Mambongi's bedroom is an unassuming one room whose grass totters with age.
It's mud-and-pole wall leans backwards, with a little door that is always firmly closed.
The wife on duty brings her linen for the week-long duty. The room has kept many secrets. This room knows every wife, but never says a word.
It knows many family secrets, the gossip and lies. It has listened to many quarrels between Mambongi and his wives.
The bedroom antics and indeed, the scandals too! But it remains quiet. In its belly, most if not all, of Mambongi's children were manufactured.
The bed . . . the bed, the bed! The bed consisted of four forked wooden posts, firmly staked in the ground, with a rectangular reed mat and a bale stuffed with cotton straight from the fields.
After greetings formalities I was allocated a room to sleep in. It was yet another spectacle but tired as I was, I needed to sleep.
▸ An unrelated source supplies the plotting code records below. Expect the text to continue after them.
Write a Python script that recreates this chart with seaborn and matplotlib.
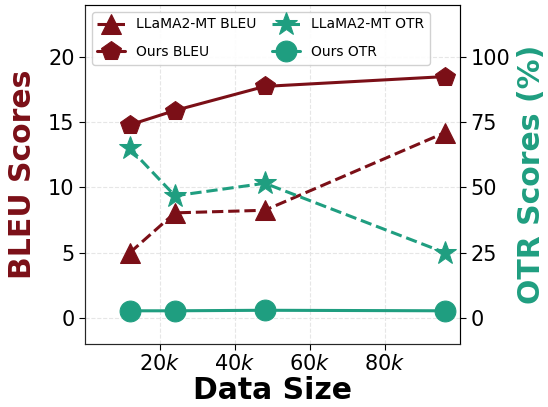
import numpy as np
import matplotlib
matplotlib.use("Agg")
import matplotlib.pyplot as plt
import seaborn as sns

data_size = [12000, 24000, 48000, 96000]
llama_bleu = [5.0, 8.05, 8.25, 14.2]
ours_bleu = [14.8, 15.9, 17.75, 18.5]
llama_otr = [65.0, 46.8, 51.6, 25.0]
ours_otr = [2.7, 2.7, 2.9, 2.7]

red = "#7b0f17"
teal = "#1f9e80"

sns.set_style("white")
plt.rcParams["font.family"] = ["DejaVu Sans"]
plt.rcParams["text.color"] = "black"
plt.rcParams["axes.labelcolor"] = "black"
plt.rcParams["xtick.color"] = "black"
plt.rcParams["ytick.color"] = "black"

fig, ax = plt.subplots(figsize=(5.48, 4.07), dpi=100)
ax2 = ax.twinx()

sns.lineplot(x=data_size, y=llama_bleu, ax=ax, color=red, linestyle="--", lw=2.2,
             marker="^", markersize=14, markeredgecolor=red,
             label="LLaMA2-MT BLEU", legend=False)
sns.lineplot(x=data_size, y=ours_bleu, ax=ax, color=red, linestyle="-", lw=2.2,
             marker="p", markersize=15, markeredgecolor=red,
             label="Ours BLEU", legend=False)
sns.lineplot(x=data_size, y=llama_otr, ax=ax2, color=teal, linestyle="--", lw=2.2,
             marker="*", markersize=17, markeredgecolor=teal,
             label="LLaMA2-MT OTR", legend=False)
sns.lineplot(x=data_size, y=ours_otr, ax=ax2, color=teal, linestyle="-", lw=2.2,
             marker="o", markersize=15, markeredgecolor=teal,
             label="Ours OTR", legend=False)

ax.set_xlim(0, 100000)
ax.set_ylim(-2, 24)
ax2.set_ylim(-10, 120)
ax.set_xticks([20000, 40000, 60000, 80000])
ax.set_xticklabels(["20$k$", "40$k$", "60$k$", "80$k$"])
ax.set_yticks([0, 5, 10, 15, 20])
ax2.set_yticks([0, 25, 50, 75, 100])
ax.tick_params(labelsize=15, length=4, left=True, bottom=True)
ax2.tick_params(labelsize=15, length=4, right=True)
ax.grid(True, linestyle="--", color="#e6e6e6", lw=0.8)

ax.set_xlabel("Data Size", fontsize=21.5, fontweight="bold", labelpad=1)
ax.set_ylabel("BLEU Scores", fontsize=21.5, fontweight="bold", color=red, labelpad=8)
ax2.set_ylabel("OTR Scores (%)", fontsize=21.5, fontweight="bold", color=teal, labelpad=5)

for s in ax.spines.values():
    s.set_color("#555555")
ax2.spines["right"].set_color("black")
ax2.spines["top"].set_color("black")

h1, l1 = ax.get_legend_handles_labels()
h2, l2 = ax2.get_legend_handles_labels()
handles = [h1[0], h1[1], h2[0], h2[1]]
labels = [l1[0], l1[1], l2[0], l2[1]]
ax2.legend(handles, labels, loc="upper left", ncol=2, fontsize=10, framealpha=0.9,
           labelspacing=1.0, columnspacing=1.1)

fig.subplots_adjust(left=0.155, right=0.839, top=0.988, bottom=0.155)
plt.savefig("out.png", dpi=100)
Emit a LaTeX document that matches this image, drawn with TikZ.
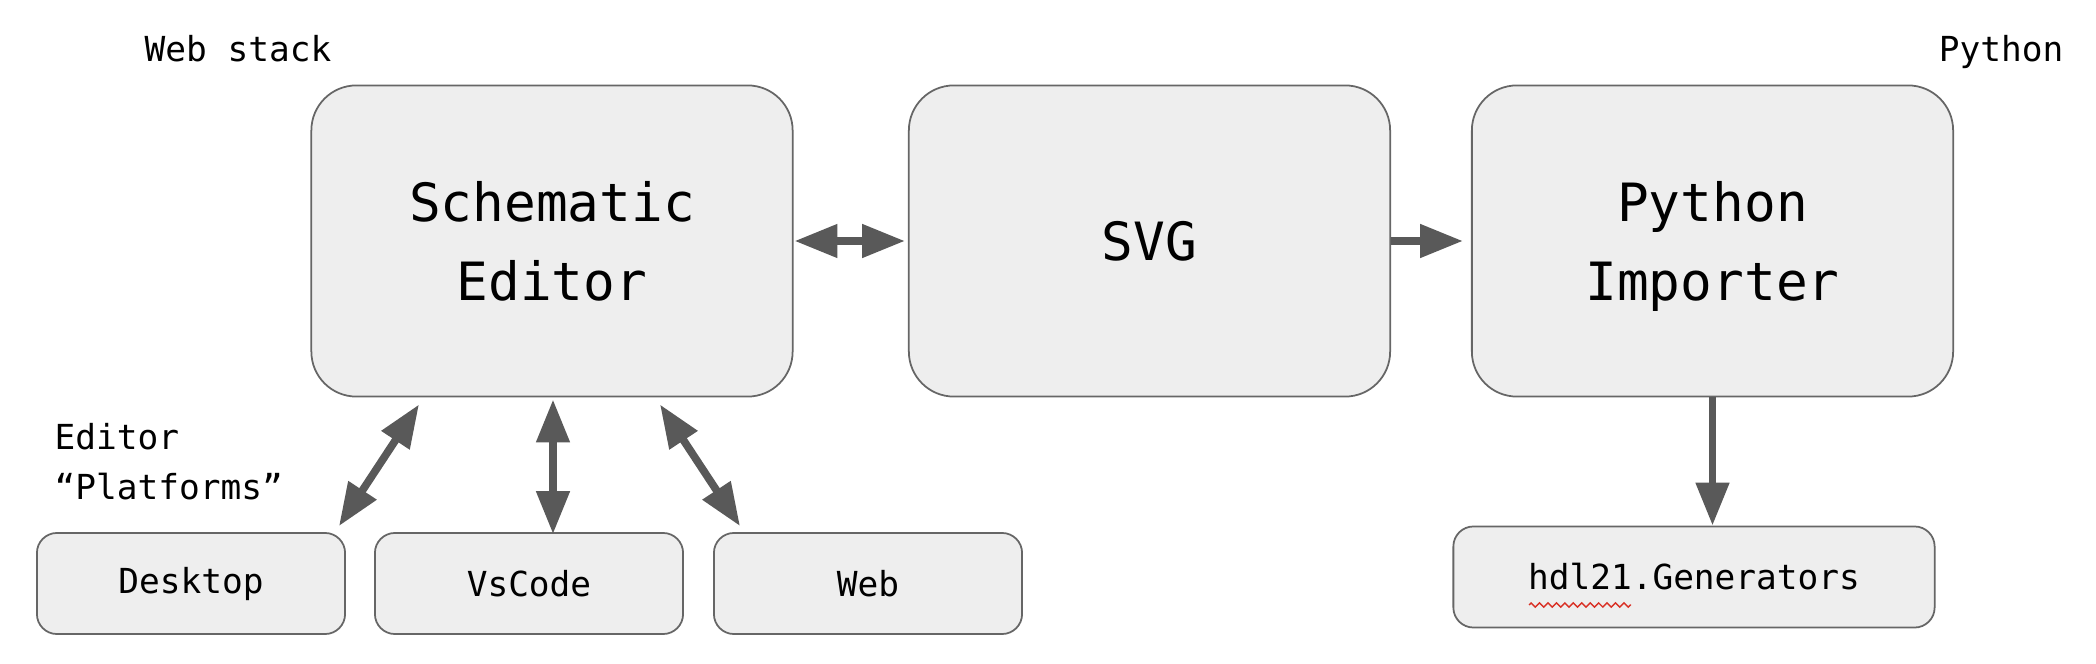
\documentclass[tikz,border=0pt]{standalone}
\usepackage{fontspec}
\setmainfont{DejaVu Sans Mono}
\usetikzlibrary{arrows.meta,decorations.pathmorphing}
\definecolor{boxgray}{HTML}{EEEEEE}
\definecolor{edgegray}{HTML}{666666}
\definecolor{arrowgray}{HTML}{595959}
\definecolor{spellred}{HTML}{D93025}
\newcommand\boxfont{\fontsize{15}{22.5}\selectfont}
\newcommand\tagfont{\fontsize{9.8}{14.2}\selectfont}
\tikzset{
  stage/.style={draw=edgegray, fill=boxgray, line width=0.5pt, rounded corners=0.45cm,
    minimum width=4.81cm, minimum height=3.11cm, align=center, font=\boxfont},
  plat/.style={stage, rounded corners=0.2cm, minimum width=3.08cm,
    minimum height=1.01cm, font=\tagfont},
  tag/.style={inner sep=0pt, align=left, font=\tagfont},
  link/.style={arrowgray, line width=2.2pt, -{Triangle[length=12.2pt,width=9.1pt]}},
  dlink/.style={link, {Triangle[length=12.2pt,width=9.1pt]}-{Triangle[length=12.2pt,width=9.1pt]}},
}
\begin{document}
\begin{tikzpicture}[x=0.01cm, y=-0.01cm]
    \useasboundingbox (0,0) rectangle (2096,664);
    %% main stages
    \node[stage] (editor) at (552,241) {Schematic\\Editor};
    \node[stage] (svg) at (1149.5,241) {SVG};
    \node[stage] (importer) at (1712.5,241) {Python\\\smash{Importer}};
    \node[plat, minimum width=4.81cm] (gens) at (1694,577) {hdl21.Generators};
    %% platforms
    \foreach \nm/\lbl/\x in {desktop/Desktop/191, vscode/VsCode/529, web/Web/868}
        \node[plat] (\nm) at (\x,583.5) {\lbl};
    %% labels
    \node[tag, anchor=base west] (webstack) at (144,62) {Web stack};
    \node[tag, anchor=base east] (pystack) at (2064,62) {Python};
    \node[tag, anchor=base west] (platlabel) at (54,499) {Editor\\“Platforms”};
    %% connectors
    \draw[dlink] ([shift={(1,0)}]editor.east) -- ([shift={(-3,0)}]svg.west);
    \draw[link] (svg.east) -- ([shift={(-8,0)}]importer.west);
    \draw[link] (importer.south) -- (importer.south |- gens.north);
    \draw[dlink] ([shift={(-133,7)}]editor.south) -- ([shift={(-7,-6)}]desktop.north east);
    \draw[dlink] ([shift={(1,2)}]editor.south) -- ([shift={(1,2)}]editor.south |- vscode.north);
    \draw[dlink] ([shift={(108,7)}]editor.south) -- ([shift={(27,-6)}]web.north west);
    %% spell mark
    \draw[spellred, line width=0.4pt, decorate,
        decoration={zigzag, amplitude=0.6pt, segment length=2.4pt}]
        ([shift={(-165,28)}]gens.center) -- ([shift={(-63,28)}]gens.center);
\end{tikzpicture}
\end{document}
The usual happened.
By the turn of each hour Mambongi came to check on this villager, lighting the room with a torch through the small triangular window.
It was not out of love but out of fear that one of his sex-starved wives would cheat on him with me.
Do elders in the village not say, a person who roasts a locust does not blink, lest it burns and becomes inedible?
On five occasions he came and on five occasions he found none of his wives in bed with this villager.
This villager will not dwell on how Mambongi's wives cheat on each other's duties.
This villager will not talk about the use of crying babies to bait Mambongi into the bedrooms of those wives not on duty but sex starved.
Once he goes in, you can guess what happens in that hut. In the morning, we sat for hours, discussing issues of governance and state, but not on dry throats.
We drank a lot. Discussed. Sipped. Drank. Guzzled. Talked, talked, talked and talked.
One striking feature was the decorum on the huts and the names of Mambongi's children.
Each hut was well decorated with chalk, red soil and cow dung. Each wall had something inscribed. Messages like "leave me alone", "Stop gossiping", "You will soon get tired", "peace", "I will not speak," "why do you hate me?" "This husband is for us all" were splashed all over the walls.
But it was the names of the children that told stories. The first wife had son named Pakuravanhu Mashoko Anowanda, quite a mouthful loosely translated, (where many people stay together squabbles are plenty). Because it's a mouthful, it was shortened to Paku.
The second wife had a son, Zvakaoma (its tough). It was shortened to Zvaka.
The fourth wife came out shouting, Nhamohaiurayi (Hard life never kills). The third wife refused to be outdone, naming her daughter Zvichapera (there is always and end to everything). The six wife had Muzondiwa (the hated one).
Not to be outdone the seventh wife came up with two scorchers Muchandiguta (You will have enough of me) and Ndaizivei (had I known).
The ninth wife came up with Garikayi (I wish you the best).
The 11th wife brew her own, Makanyara
Then there was a hodgepodge talking names for children I could hardly identify with each wife, like Kurauzvione, Kurauone, Muchaneta, Maidei, Muchadura,
Muchanyara, Saraugarike, Dhererai, Nyarai, Taurai, Muchanyara, Mativavarira, Matinyanya, Matimadii? shortened to Mati, Zvanyadza, Mativenga and Dadirai, among others. Each told a timely story.
Even dogs had talking names too: Mukuru Haadaro, Tsoka Dzehwahwa (the footprints of a drunkard), Muchaona or Musaona in Korekore dialect (warning for what will happen later), Kugara Kunzwana (the need for social cohesion and unity).
This villager could not quite make it how Mambongi managed to accept all those names but still managed to run the home in control.
Most of the names, this villager learnt, were out of the desire by the wives to compete for Mambongi and outwit each other for attention.
At the end, this villager got the impression that you can never recall your words, once they are out for the elders say wind is never caught by hand.
As the monkey gets higher and higher climbing the tree it exposes its unflattering behind.
Dreams can be told, but not acted. It is sometimes easy to say a thing, while you can't do it.